Title:	  Compiler Support for Machine Independent Parallelization of
	  Irregular Problems

Author:	  R. v. Hanxleden*

Date:	  November 1992

* student author

Keywords:
  Distributed memory, MIMD, SIMD, Irregular applications, Fortran D,
  High Performance Fortran  

Abstract:

The Fortran D group at Rice University aims at providing a machine
independent data parallel programming style, in which the applications
programmer uses a dialect of sequential Fortran and high level
distribution annotations.  Extracting parallelism from these
applications typically is straightforward, but making efficient use of
this parallelism for irregular applications, such as molecular
dynamics or unstructured meshes, is a challenge due to the limited
compile-time knowledge about data access patterns.

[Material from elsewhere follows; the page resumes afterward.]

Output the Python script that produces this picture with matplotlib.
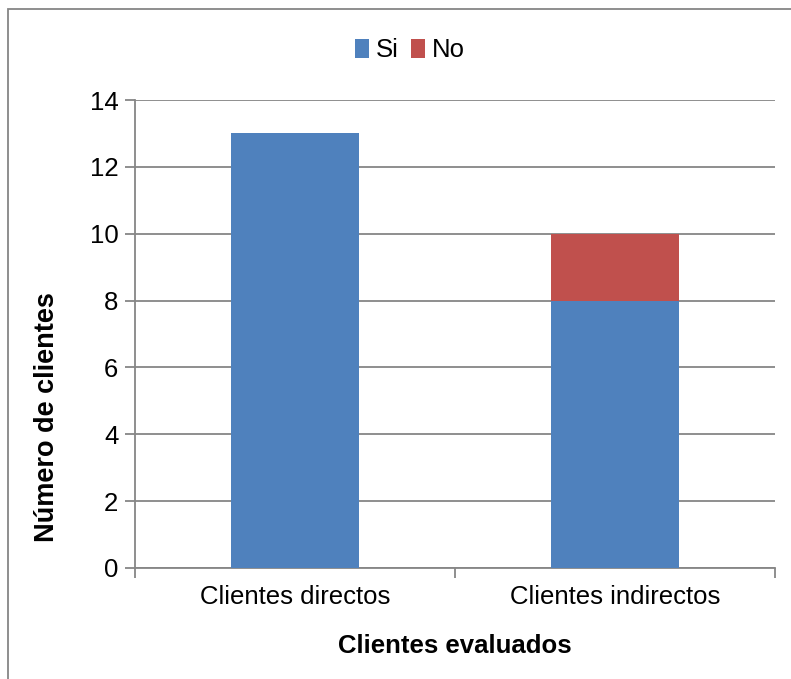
import matplotlib
matplotlib.use('Agg')
from matplotlib import pyplot as plt
from matplotlib.patches import Rectangle

plt.rcParams['font.family'] = ['Liberation Sans', 'DejaVu Sans']

categorias = ['Clientes directos', 'Clientes indirectos']
si = [13, 8]
no = [0, 2]

azul = '#4F81BD'
rojo = '#C0504D'
gris = '#868686'
fs = 18.5

fig = plt.figure(figsize=(7.91, 6.79), dpi=100)
ax = fig.add_axes([0.1707, 0.1635, 0.8091, 0.6892])

x = list(range(len(categorias)))
ax.bar(x, si, width=0.4, color=azul, label='Si', zorder=3)
ax.bar(x, no, width=0.4, bottom=si, color=rojo, label='No', zorder=3)

ax.set_xlim(-0.5, 1.5)
ax.set_ylim(0, 14)
ax.set_yticks(range(0, 15, 2))
ax.set_xticks(x)
ax.set_xticklabels(categorias)
ax.set_xticks([-0.5, 0.5, 1.5], minor=True)
ax.tick_params(axis='x', which='major', length=0, pad=12, labelsize=fs)
ax.tick_params(axis='x', which='minor', length=7, width=1.3, color=gris)
ax.tick_params(axis='y', length=7, width=1.3, color=gris, labelsize=fs, pad=5)

ax.yaxis.grid(True, color=gris, linewidth=1.3, zorder=0)
for s in ['top', 'right']:
    ax.spines[s].set_visible(False)
for s in ['left', 'bottom']:
    ax.spines[s].set_color(gris)
    ax.spines[s].set_linewidth(1.3)

ax.set_xlabel('Clientes evaluados', fontsize=fs, fontweight='bold', labelpad=18)
ax.set_ylabel('Número de clientes', fontsize=19.5, fontweight='bold')
ax.yaxis.set_label_coords(-0.117, 0.323)

fig.legend(loc='upper center', bbox_to_anchor=(0.518, 0.978), ncol=2, frameon=False,
           fontsize=fs, handlelength=0.55, handleheight=0.75, handletextpad=0.25,
           columnspacing=0.5)

# marco del gráfico
fig.patches.append(Rectangle((8 / 791, -0.1), 1.2, 1.1 - 9 / 679, transform=fig.transFigure,
                             fill=False, edgecolor=gris, linewidth=1.3))

fig.savefig('out.png', dpi=100)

It is my thesis that the spatial locality of the underlying problems
can be used as a basis of compiler support for parallelizing such
applications.  Value-based decompositions are an extension of Fortran
D to express the spatial locality of an application and to assist the
compiler in computing a distribution with both a balanced
computational workload and high data access locality.  A communication
data flow framework detects opportunities to combine messages, move
them into less frequently executed code regions, or even eliminate
them.  Loop flattening is a code transformation to overcome SIMD
specific control flow limitations when executing nested loops with
varying inner loop bounds, which are typical for irregular problems.